The Ramayana tradition has been one of the principal sources of inspiration for the Southeast Asian people’s artistic expression of their spiritual, moral, and aesthetic norms and ideals in the form of relief-sculptures, mural paintings, dramatic performances, as well as poetic and prose works of literature. Ever since the Rama story reached Southeast Asia in the course of the centuries-old cultural contacts with the Indian subcontinent, the impact of the story on the local artists has gone beyond mere personal edification; it has, indeed, inspired them to compose the epic again in their own media and in their own languages, with the stamp of their own personality and cultural environment impressed upon their works of art.

Several scholars, who have examined the phenomenon of the Ramayana tradition in the cultural milieu of the Southeast Asian countries, have found that the Southeast Asian versions of the Rama story possess their own distinct features and qualities relating to the local environment, customs, and traditions, and that they also differ considerably from the Sanskrit epic of Valmiki, which is generally regarded as one of the most ancient literary sources of the Ramayana tradition.

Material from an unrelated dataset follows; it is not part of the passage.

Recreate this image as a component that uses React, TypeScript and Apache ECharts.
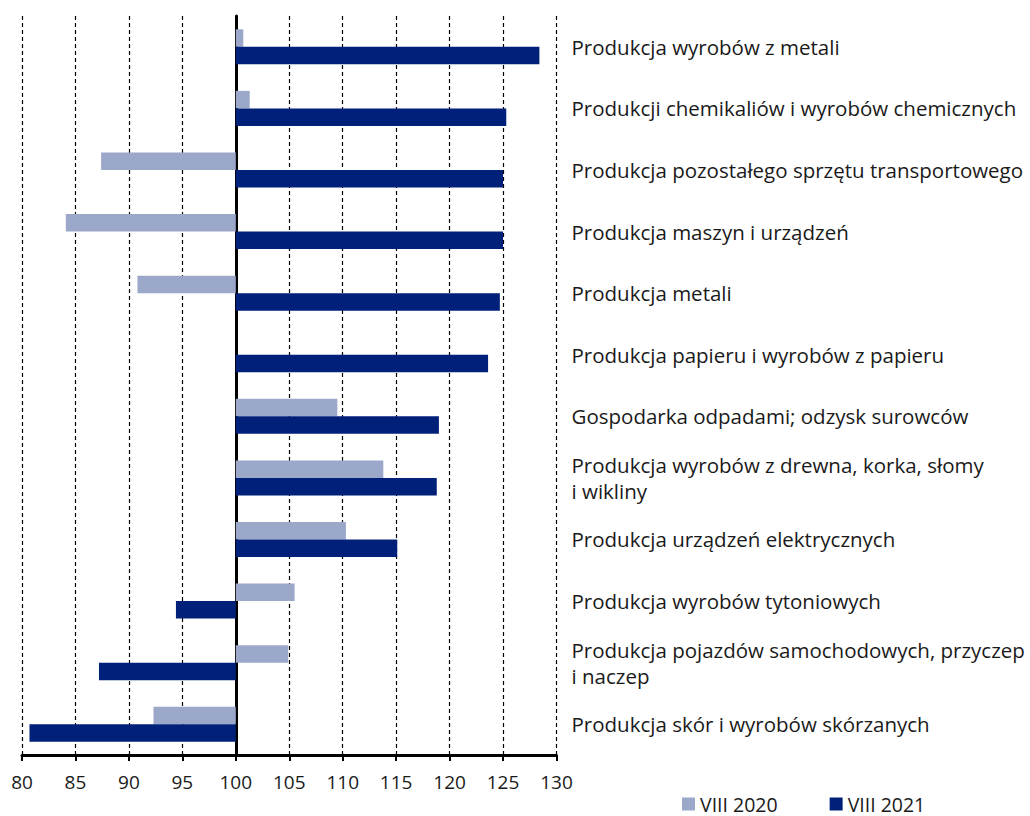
import React, { useEffect, useRef } from "react";
import * as echarts from "echarts";

const categories = [
  "Produkcja wyrobów z metali",
  "Produkcji chemikaliów i wyrobów chemicznych",
  "Produkcja pozostałego sprzętu transportowego",
  "Produkcja maszyn i urządzeń",
  "Produkcja metali",
  "Produkcja papieru i wyrobów z papieru",
  "Gospodarka odpadami; odzysk surowców",
  "Produkcja wyrobów z drewna, korka, słomy\ni wikliny",
  "Produkcja urządzeń elektrycznych",
  "Produkcja wyrobów tytoniowych",
  "Produkcja pojazdów samochodowych, przyczep\ni naczep",
  "Produkcja skór i wyrobów skórzanych",
];

const values2020 = [100.7, 101.3, 87.4, 84.1, 90.8, 100.0, 109.5, 113.8, 110.3, 105.5, 104.9, 92.3];
const values2021 = [128.4, 125.3, 125.0, 125.0, 124.7, 123.6, 119.0, 118.8, 115.1, 94.4, 87.2, 80.7];

const seriesNames = ["VIII 2020", "VIII 2021"];
const axisMin = 80;
const axisMax = 130;
const axisStep = 5;
const baseline = 100;

const FONT = "'Open Sans', 'Noto Sans', sans-serif";

export default function App() {
  const ref = useRef<HTMLDivElement>(null);
  useEffect(() => {
    if (!ref.current) return;
    const chart = echarts.init(ref.current, undefined, { renderer: "svg" });
    chart.setOption({
      animation: false,
      backgroundColor: "#ffffff",
      textStyle: { fontFamily: FONT },
      grid: { left: 22, right: 473.5, top: 16, bottom: 61, containLabel: false },
      legend: {
        left: 677,
        top: 789,
        icon: "rect",
        itemWidth: 13,
        itemHeight: 13,
        itemGap: 52,
        data: seriesNames,
        textStyle: { fontSize: 19.5, color: "#1a1a1a", fontFamily: FONT },
      },
      xAxis: {
        type: "value",
        min: axisMin - baseline,
        max: axisMax - baseline,
        interval: axisStep,
        axisLine: { show: true, lineStyle: { color: "#000", width: 3 } },
        axisTick: { show: true, length: 6, lineStyle: { color: "#000", width: 2 } },
        axisLabel: {
          formatter: (v: number) => String(Math.round(v + baseline)),
          fontSize: 19,
          color: "#1a1a1a",
          margin: 17,
          fontFamily: FONT,
        },
        splitLine: { show: true, lineStyle: { color: "#000", width: 1.2, type: [4, 3] } },
      },
      yAxis: [
        {
          type: "category",
          data: categories,
          inverse: true,
          position: "left",
          axisLine: { show: true, onZero: true, lineStyle: { color: "#000", width: 3 } },
          axisTick: { show: false },
          axisLabel: { show: false },
          splitLine: { show: false },
        },
        {
          type: "category",
          data: categories,
          inverse: true,
          position: "right",
          axisLine: { show: false, onZero: false },
          axisTick: { show: false },
          splitLine: { show: false },
          axisLabel: {
            show: true,
            align: "left",
            margin: 15,
            fontSize: 20.5,
            lineHeight: 26,
            color: "#1a1a1a",
            fontFamily: FONT,
          },
        },
      ],
      series: [
        {
          name: seriesNames[0],
          type: "bar",
          yAxisIndex: 0,
          barWidth: 17.5,
          barGap: "0%",
          itemStyle: { color: "#9CA8CA" },
          data: values2020.map((v) => +(v - baseline).toFixed(2)),
        },
        {
          name: seriesNames[1],
          type: "bar",
          yAxisIndex: 0,
          barWidth: 17.5,
          barGap: "0%",
          itemStyle: { color: "#00207A" },
          data: values2021.map((v) => +(v - baseline).toFixed(2)),
        },
      ],
    });
    return () => chart.dispose();
  }, []);
  return (
    <div
      ref={ref}
      style={{ position: "fixed", left: 0, top: 0, width: 1030, height: 816, background: "#fff" }}
    />
  );
}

The Ramayana Tradition in Southeast Asia is concerned with the question of the divergences to be found in at least two of the Southeast Asian literary versions of the Rama story, namely, the Malay Hikayat Seri Rama and the Thai Ramakien, and the main object of this study is to ascertain the relationship of the two Southeast Asian versions to the Sanskrit epic of Valmiki and the Tamil literary version of the Rama story in South India through a detailed comparison of the various episodes and motifs to be found in the four versions concerned, in conjunction with the relevant data of the other versions of the story in India and Southeast Asia.